ANN: scikit-learn 0.22 final release
We're happy to announce the 0.22 release. You can read the release highlights under https://scikit-learn.org/stable/auto_examples/release_highlights/plot_releas... and the long version of the change log under https://scikit-learn.org/stable/whats_new/v0.22.html#changes-0-22. This version supports Python versions 3.5 to 3.8. You can give it a go using `pip install -U scikit-learn` while conda and conda forge binaries are coming. Regards, Adrin, on behalf of the scikit-learn maintainer team.
Awesome! Thank you for all the work on the release!

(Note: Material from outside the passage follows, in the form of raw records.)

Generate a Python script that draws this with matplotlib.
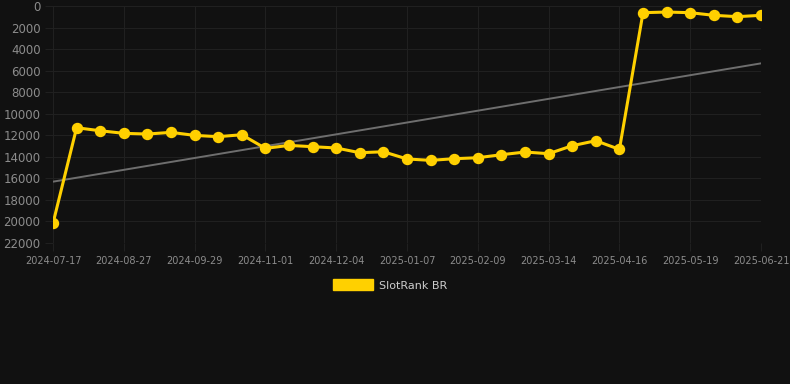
import numpy as np
import matplotlib
matplotlib.use("Agg")
import matplotlib.pyplot as plt
from matplotlib.patches import Patch

# --- DATA ---
rank_values = [20175, 11300, 11580, 11820, 11885, 11730, 12010, 12130, 11950,
               13215, 12940, 13060, 13180, 13620, 13530, 14200, 14330, 14175,
               14085, 13805, 13555, 13710, 12970, 12505, 13310, 620, 560, 620,
               865, 990, 865]
date_labels = ['2024-07-17', '2024-08-27', '2024-09-29', '2024-11-01', '2024-12-04',
               '2025-01-07', '2025-02-09', '2025-03-14', '2025-04-16', '2025-05-19',
               '2025-06-21']
y_ticks = list(range(0, 22001, 2000))
series_name = 'SlotRank BR'

# --- STYLE ---
BG = '#111111'
GRID = '#202020'
TEXT = '#8c8c8c'
YELLOW = '#ffd000'
TREND = '#6e6e6e'

W, H = 790, 384
fig = plt.figure(figsize=(W / 100, H / 100), dpi=100, facecolor=BG)
ax = fig.add_axes([53 / W, (H - 243) / H, 708 / W, 237 / H], facecolor=BG)

x = np.arange(len(rank_values))
y = np.array(rank_values, dtype=float)

# linear trend through the series
coef = np.polyfit(x, y, 1)
ax.plot(x, np.polyval(coef, x), color=TREND, lw=1.4, zorder=2)

ax.plot(x, y, color=YELLOW, lw=2.2, marker='o', markersize=7.2,
        markerfacecolor=YELLOW, markeredgecolor=YELLOW, zorder=3)

ax.set_xlim(0, len(rank_values) - 1)
ax.set_ylim(22000, 0)
ax.set_yticks(y_ticks)
ax.set_yticklabels([str(v) for v in y_ticks])
ax.set_xticks(np.arange(0, len(rank_values), 3))
ax.set_xticklabels(date_labels)

ax.grid(True, color=GRID, lw=0.8)
ax.set_axisbelow(True)
for s in ax.spines.values():
    s.set_visible(False)

ax.tick_params(axis='y', colors=GRID, length=6, width=0.8, pad=3,
               labelcolor=TEXT, labelsize=8.5)
ax.tick_params(axis='x', colors=GRID, length=6, width=0.8, pad=3,
               labelcolor=TEXT, labelsize=7)

fig.legend(handles=[Patch(facecolor=YELLOW, edgecolor=YELLOW)], labels=[series_name],
           loc='center', bbox_to_anchor=(390 / W, (H - 285) / H),
           frameon=False, fontsize=8, labelcolor='#cccccc',
           handlelength=3.6, handleheight=1.1, handletextpad=0.6)

fig.savefig('out.png', dpi=100, facecolor=BG)
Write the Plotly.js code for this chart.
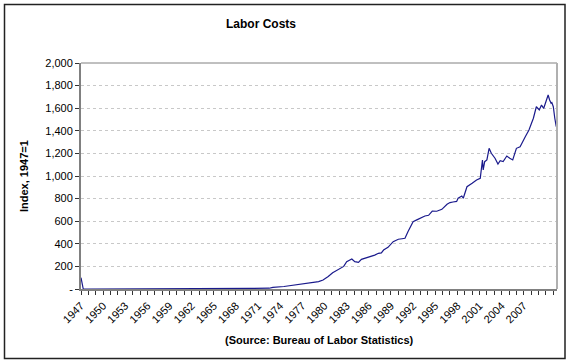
<!DOCTYPE html>
<html><head><meta charset="utf-8">
<script src="https://cdn.plot.ly/plotly-3.0.1.min.js"></script>
<style>html,body{margin:0;padding:0;background:#fff}#chart{width:570px;height:364px}</style>
</head><body><div id="chart"></div>
<script>
const years = [1947.0,1947.3,1948,1950,1955,1960,1961.0,1961.3,1961.6,1965.2,1965.4,1965.7,1966.7,1970,1972.5,1973.0,1974.5,1975.7,1977.0,1978.4,1979.2,1979.8,1980.5,1981.1,1981.8,1982.2,1982.6,1983.0,1983.4,1983.7,1984.1,1984.6,1985.0,1985.5,1986.2,1986.8,1987.3,1987.7,1988.0,1988.6,1989.3,1990.0,1990.5,1990.9,1991.3,1992.0,1992.5,1992.9,1993.6,1994.1,1994.6,1995.2,1995.9,1996.6,1997.0,1997.4,1997.9,1998.1,1998.6,1998.8,1999.3,2000.0,2000.6,2001.1,2001.3,2001.4,2001.5,2001.7,2002.0,2002.3,2002.6,2003.1,2003.5,2003.8,2004.2,2004.7,2005.1,2005.5,2006.0,2006.5,2007.2,2007.7,2008.3,2008.7,2009.1,2009.4,2009.7,2010.1,2010.3,2010.5,2010.7,2010.8,2011.0,2011.2,2011.4];
const values = [100,2,0,0,0,0,0,3,0,0,3,1,4,5,7,15,22,33,42,56,66,80,110,144,170,185,200,242,258,265,242,236,262,272,292,300,316,320,345,369,419,440,445,449,507,596,612,626,646,652,690,688,705,750,765,770,775,803,823,803,905,935,965,980,1082,1142,1053,1127,1142,1245,1201,1157,1106,1135,1127,1177,1157,1142,1245,1259,1348,1407,1511,1613,1584,1628,1599,1688,1717,1673,1643,1649,1613,1511,1437];
const xTickVals = [1947,1950,1953,1956,1959,1962,1965,1968,1971,1974,1977,1980,1983,1986,1989,1992,1995,1998,2001,2004,2007];
const xTickText = xTickVals.map(String);
const yTickVals = [0,200,400,600,800,1000,1200,1400,1600,1800,2000];
const yTickText = ['-','200','400','600','800','1,000','1,200','1,400','1,600','1,800','2,000'];

const L=81, R=557, T=63, B=289, PW=R-L, PH=B-T;
const px=(x)=>(x-L)/PW, py=(y)=>(B-y)/PH;
const font='"Liberation Sans", Arial, sans-serif';

Plotly.newPlot('chart',[{
  x: years, y: values, type:'scatter', mode:'lines',
  line:{color:'#1a1a8c', width:1.2}, hoverinfo:'skip'
}],{
  width:570, height:364,
  margin:{l:L, r:570-R, t:T, b:364-B},
  paper_bgcolor:'#fff', plot_bgcolor:'#fff',
  showlegend:false,
  font:{family:font, size:10, color:'#000'},
  xaxis:{range:[1947,2011.5], tickmode:'array', tickvals:xTickVals, ticktext:xTickText,
    tickangle:-45, ticks:'outside', ticklen:4, tickcolor:'#333', showgrid:false, zeroline:false,
    showline:true, linecolor:'#808080', linewidth:2, layer:'above traces',
    minor:{tickmode:'linear', tick0:1947, dtick:1, ticks:'outside', ticklen:4, tickcolor:'#333', showgrid:false},
    tickfont:{family:font, size:11, color:'#000'}},
  yaxis:{range:[0,2000], tickmode:'array', tickvals:yTickVals, ticktext:yTickText,
    ticks:'outside', ticklen:4, tickcolor:'#333', showline:true, linecolor:'#808080', linewidth:2,
    showgrid:true, gridcolor:'#c8c8c8', griddash:'3px,3px', gridwidth:1, zeroline:false,
    tickfont:{family:font, size:11, color:'#000'}},
  shapes:[
    {type:'line', xref:'paper', yref:'paper', x0:0, x1:1, y0:1, y1:1, line:{color:'#808080', width:1}},
    {type:'line', xref:'paper', yref:'paper', x0:1, x1:1, y0:0, y1:1, line:{color:'#b0b0b0', width:2}},
    {type:'rect', xref:'paper', yref:'paper', x0:px(4.5), x1:px(565), y0:py(358.5), y1:py(4.5), line:{color:'#222', width:1.5}}
  ],
  annotations:[
    {text:'<b>Labor Costs</b>', xref:'paper', yref:'paper', x:px(261), y:py(24), showarrow:false, xanchor:'center', yanchor:'middle', font:{family:font, size:12, color:'#000'}},
    {text:'<b>Index, 1947=1</b>', xref:'paper', yref:'paper', x:px(24), y:py(176), textangle:-90, showarrow:false, xanchor:'center', yanchor:'middle', font:{family:font, size:11, color:'#000'}},
    {text:'<b>(Source: Bureau of Labor Statistics)</b>', xref:'paper', yref:'paper', x:px(319), y:py(340), showarrow:false, xanchor:'center', yanchor:'middle', font:{family:font, size:11, color:'#000'}}
  ]
},{staticPlot:true, displayModeBar:false});
</script></body></html>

This is a big one! Are we tweeting with the repurposed twitter account? Andy On 12/3/19 7:50 AM, Adrin wrote:
We're happy to announce the 0.22 release. You can read the release highlights under https://scikit-learn.org/stable/auto_examples/release_highlights/plot_releas... and the long version of the change log under https://scikit-learn.org/stable/whats_new/v0.22.html#changes-0-22.
This version supports Python versions 3.5 to 3.8. You can give it a go using `pip install -U scikit-learn` while conda and conda forge binaries are coming.
Regards, Adrin, on behalf of the scikit-learn maintainer team.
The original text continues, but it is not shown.